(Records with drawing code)

::::::::

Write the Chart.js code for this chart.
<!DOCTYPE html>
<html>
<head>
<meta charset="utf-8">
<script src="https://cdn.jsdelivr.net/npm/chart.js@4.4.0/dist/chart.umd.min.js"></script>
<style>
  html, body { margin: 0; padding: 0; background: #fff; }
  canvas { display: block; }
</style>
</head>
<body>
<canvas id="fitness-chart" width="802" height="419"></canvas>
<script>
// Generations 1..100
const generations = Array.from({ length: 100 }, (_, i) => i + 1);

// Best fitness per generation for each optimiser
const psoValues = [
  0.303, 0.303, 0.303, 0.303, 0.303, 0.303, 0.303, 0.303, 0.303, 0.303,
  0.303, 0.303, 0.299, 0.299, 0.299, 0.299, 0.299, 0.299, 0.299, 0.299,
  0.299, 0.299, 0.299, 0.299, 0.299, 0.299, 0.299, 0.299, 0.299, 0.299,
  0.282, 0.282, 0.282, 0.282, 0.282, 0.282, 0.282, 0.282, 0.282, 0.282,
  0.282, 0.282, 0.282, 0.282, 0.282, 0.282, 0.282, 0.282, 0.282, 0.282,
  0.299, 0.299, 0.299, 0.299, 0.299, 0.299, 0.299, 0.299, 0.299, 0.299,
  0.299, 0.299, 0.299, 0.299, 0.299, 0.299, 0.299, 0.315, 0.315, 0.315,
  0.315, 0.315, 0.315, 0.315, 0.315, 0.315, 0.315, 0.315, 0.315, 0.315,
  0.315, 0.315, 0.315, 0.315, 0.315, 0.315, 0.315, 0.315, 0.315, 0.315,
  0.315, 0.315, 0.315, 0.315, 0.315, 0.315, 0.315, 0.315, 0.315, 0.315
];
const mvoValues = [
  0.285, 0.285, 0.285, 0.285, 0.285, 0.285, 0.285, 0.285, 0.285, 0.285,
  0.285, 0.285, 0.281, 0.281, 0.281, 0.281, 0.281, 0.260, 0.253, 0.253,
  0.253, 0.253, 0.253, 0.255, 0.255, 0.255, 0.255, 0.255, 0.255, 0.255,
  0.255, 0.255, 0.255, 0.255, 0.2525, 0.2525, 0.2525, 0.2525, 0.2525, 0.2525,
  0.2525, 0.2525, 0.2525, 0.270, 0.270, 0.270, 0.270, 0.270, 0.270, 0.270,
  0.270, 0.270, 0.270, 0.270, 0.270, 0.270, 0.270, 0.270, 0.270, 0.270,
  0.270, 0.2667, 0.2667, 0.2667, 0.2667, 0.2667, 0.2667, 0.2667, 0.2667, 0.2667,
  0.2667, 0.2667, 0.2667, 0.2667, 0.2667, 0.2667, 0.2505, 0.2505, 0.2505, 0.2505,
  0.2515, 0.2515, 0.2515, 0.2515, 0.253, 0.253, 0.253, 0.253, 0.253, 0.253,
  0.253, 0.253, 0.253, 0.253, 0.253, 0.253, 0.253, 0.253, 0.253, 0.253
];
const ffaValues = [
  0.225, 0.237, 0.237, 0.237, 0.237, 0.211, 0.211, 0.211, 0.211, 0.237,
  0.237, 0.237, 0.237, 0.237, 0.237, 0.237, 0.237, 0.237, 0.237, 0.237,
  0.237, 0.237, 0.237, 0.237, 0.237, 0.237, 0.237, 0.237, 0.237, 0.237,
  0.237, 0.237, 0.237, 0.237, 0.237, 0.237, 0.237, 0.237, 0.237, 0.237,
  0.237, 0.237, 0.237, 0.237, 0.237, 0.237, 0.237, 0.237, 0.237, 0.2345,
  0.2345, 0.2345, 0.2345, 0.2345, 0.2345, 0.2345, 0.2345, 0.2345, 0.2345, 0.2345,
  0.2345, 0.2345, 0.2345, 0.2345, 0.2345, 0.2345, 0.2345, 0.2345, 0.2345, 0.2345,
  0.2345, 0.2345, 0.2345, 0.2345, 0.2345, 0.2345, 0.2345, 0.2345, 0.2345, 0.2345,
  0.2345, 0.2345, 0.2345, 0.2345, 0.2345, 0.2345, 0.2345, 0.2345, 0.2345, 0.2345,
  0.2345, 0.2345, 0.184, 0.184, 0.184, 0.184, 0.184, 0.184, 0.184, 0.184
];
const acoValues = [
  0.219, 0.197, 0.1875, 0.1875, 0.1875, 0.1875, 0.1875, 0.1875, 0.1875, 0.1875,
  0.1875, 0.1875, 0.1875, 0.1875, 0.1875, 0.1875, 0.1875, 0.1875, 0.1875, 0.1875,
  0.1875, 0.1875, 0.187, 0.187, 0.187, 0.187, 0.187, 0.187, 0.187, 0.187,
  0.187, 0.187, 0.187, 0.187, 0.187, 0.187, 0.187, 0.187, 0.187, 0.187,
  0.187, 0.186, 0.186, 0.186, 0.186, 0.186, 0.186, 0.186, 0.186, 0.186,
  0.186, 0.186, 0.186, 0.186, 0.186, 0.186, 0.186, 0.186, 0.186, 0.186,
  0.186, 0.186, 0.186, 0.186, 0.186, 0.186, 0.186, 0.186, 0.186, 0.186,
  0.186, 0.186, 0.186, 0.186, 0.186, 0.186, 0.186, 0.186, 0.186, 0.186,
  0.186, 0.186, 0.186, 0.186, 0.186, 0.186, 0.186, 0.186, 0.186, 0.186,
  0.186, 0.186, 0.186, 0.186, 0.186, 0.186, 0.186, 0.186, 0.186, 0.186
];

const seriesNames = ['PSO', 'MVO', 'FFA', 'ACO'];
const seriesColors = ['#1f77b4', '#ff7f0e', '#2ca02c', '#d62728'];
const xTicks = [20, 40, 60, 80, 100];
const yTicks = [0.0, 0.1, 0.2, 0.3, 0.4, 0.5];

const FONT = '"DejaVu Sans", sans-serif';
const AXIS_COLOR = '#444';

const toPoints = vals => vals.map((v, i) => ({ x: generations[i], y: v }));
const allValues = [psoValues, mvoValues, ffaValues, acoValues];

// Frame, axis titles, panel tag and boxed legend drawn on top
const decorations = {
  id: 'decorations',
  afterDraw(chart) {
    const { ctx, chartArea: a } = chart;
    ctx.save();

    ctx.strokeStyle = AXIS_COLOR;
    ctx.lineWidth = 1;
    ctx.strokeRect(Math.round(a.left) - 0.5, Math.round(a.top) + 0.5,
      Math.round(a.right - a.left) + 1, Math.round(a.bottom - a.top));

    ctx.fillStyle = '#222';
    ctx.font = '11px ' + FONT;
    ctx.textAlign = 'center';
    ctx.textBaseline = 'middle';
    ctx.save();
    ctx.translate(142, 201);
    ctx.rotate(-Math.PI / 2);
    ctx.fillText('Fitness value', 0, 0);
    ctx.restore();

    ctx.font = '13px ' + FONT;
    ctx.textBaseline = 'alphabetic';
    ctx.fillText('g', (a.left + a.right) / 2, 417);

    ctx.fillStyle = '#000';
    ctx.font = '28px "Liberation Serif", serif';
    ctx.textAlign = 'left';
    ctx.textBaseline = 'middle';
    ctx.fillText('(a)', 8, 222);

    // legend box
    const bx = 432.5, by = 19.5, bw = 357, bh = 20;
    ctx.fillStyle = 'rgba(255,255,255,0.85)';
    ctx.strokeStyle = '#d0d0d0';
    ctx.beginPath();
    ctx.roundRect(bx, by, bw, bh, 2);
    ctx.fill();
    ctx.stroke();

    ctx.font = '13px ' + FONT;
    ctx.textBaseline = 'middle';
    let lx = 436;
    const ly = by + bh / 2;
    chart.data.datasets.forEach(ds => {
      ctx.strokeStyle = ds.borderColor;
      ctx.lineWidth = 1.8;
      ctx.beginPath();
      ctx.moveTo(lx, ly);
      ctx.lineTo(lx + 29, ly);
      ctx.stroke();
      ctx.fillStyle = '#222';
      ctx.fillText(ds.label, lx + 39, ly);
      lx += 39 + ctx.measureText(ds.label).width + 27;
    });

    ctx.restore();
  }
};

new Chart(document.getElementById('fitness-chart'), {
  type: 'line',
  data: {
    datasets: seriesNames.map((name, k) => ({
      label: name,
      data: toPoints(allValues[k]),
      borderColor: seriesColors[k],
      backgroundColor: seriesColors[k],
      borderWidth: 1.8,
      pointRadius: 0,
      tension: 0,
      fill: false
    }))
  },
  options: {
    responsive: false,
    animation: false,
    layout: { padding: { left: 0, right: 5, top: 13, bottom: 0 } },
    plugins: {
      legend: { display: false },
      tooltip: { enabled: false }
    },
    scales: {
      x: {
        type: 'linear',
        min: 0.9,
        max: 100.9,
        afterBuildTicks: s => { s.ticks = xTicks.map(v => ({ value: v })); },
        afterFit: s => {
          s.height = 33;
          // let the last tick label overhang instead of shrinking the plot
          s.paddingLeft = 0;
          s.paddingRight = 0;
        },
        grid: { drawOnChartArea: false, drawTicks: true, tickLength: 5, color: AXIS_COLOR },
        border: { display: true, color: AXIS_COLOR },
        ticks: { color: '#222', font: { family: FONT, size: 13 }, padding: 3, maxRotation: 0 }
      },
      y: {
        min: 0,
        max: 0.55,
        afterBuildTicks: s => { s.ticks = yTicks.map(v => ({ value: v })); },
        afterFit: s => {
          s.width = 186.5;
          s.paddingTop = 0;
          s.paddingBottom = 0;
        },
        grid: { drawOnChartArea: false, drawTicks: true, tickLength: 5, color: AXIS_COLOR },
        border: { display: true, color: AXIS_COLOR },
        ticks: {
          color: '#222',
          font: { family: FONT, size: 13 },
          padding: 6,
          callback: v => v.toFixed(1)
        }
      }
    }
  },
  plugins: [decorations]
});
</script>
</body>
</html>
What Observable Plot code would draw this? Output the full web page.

::::::::

● **Problem**
Copy out every line from the records that has the word "this".

● **Solution below**
Write the Chart.js code for this chart.
What Observable Plot code would draw this? Output the full web page.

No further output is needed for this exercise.